Backrest: Restic Backups With a Web UI

Backups fail most often around the edges: unclear ownership, forgotten cron jobs, untested restores, missing notifications, and storage credentials that only one person understands. Backrest is trending because it keeps the proven restic engine underneath while adding a practical control surface for day-to-day operations.
What Is Backrest?
Backrest is a web-accessible backup solution built on top of restic. It wraps the restic CLI with a Web UI for creating repositories, browsing snapshots, restoring files, scheduling backups, and running repository health tasks.
The project is written in Go and ships as a lightweight standalone binary. Restic is the main dependency, and Backrest can either use a compatible system restic binary or manage one in its own data directory. That matters for operators because the escape hatch stays open: advanced users can still reach for the restic CLI when a recovery case needs it.
Key Features
- Snapshot browsing and restore: inspect backup contents from the browser and restore files without memorizing every restic command.
- Scheduled maintenance: run backup, prune, check, forget, and related health tasks on cron-style schedules.
- Storage flexibility: use restic storage backends such as S3, B2, Azure, GCS, local paths, SFTP, and rclone remotes.
- Notifications: send status updates through Discord, Slack, Shoutrrr, Gotify, or Healthchecks.
- Hooks: run pre-backup and post-backup commands for app quiescing, database dumps, or local validation.
Recent Backrest releases also added experimental multihost sync and polished SFTP management, which makes it especially interesting for small fleets, homelabs, NAS deployments, and internal platform services.
Installation
The fastest Linux and macOS path is the official install script:
curl -fsSL https://raw.githubusercontent.com/garethgeorge/backrest/main/install.sh | bash
Backrest listens on 127.0.0.1:9898 by default. For a remote NAS or lab host, bind it to all interfaces:
curl -fsSL https://raw.githubusercontent.com/garethgeorge/backrest/main/install.sh | bash -s -- --allow-remote-access
The project also supports Homebrew, Windows installers, Docker images, and a minimal scratch image. Review the install script before piping it into a shell, especially on production hosts.
Operational Workflow
A practical first rollout is simple:
# 1. Create or import a restic repository.

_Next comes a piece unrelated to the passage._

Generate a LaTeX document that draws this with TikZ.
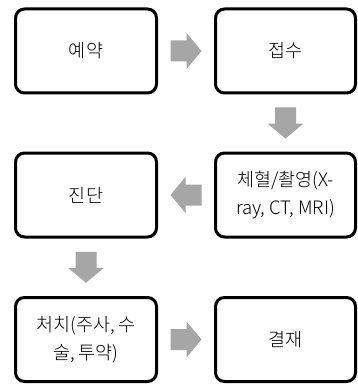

# 2. Add one non-critical path as a backup plan.
# 3. Schedule backups plus periodic check and prune tasks.
# 4. Configure a notification target.
# 5. Restore one file into a temporary directory and document the result.
That last step is the important one. Backrest makes backups easier to operate, but recovery confidence still comes from drills. Track restore time, storage egress cost, failed files, and whether app-level consistency needs a hook.
Operational Tips
Do not expose Backrest directly to the internet. Put it behind VPN, SSO, or a trusted reverse proxy, and keep repository passwords out of shared runbooks. Use separate repositories or plans when retention, ownership, or restore permissions differ.
For databases, pair Backrest with explicit dump or quiesce hooks. For servers, include config paths, service definitions, secrets metadata, and the restore commands needed to rebuild the host. For object storage targets, test both upload and restore paths because credentials, lifecycle rules, and regional outages can all surprise you.
Conclusion
Backrest is a useful middle ground between raw restic scripts and a heavyweight enterprise backup platform. It keeps the storage and encryption model operators already trust, then adds the interface, scheduling, notifications, and restore workflows that make backups easier to run as a team.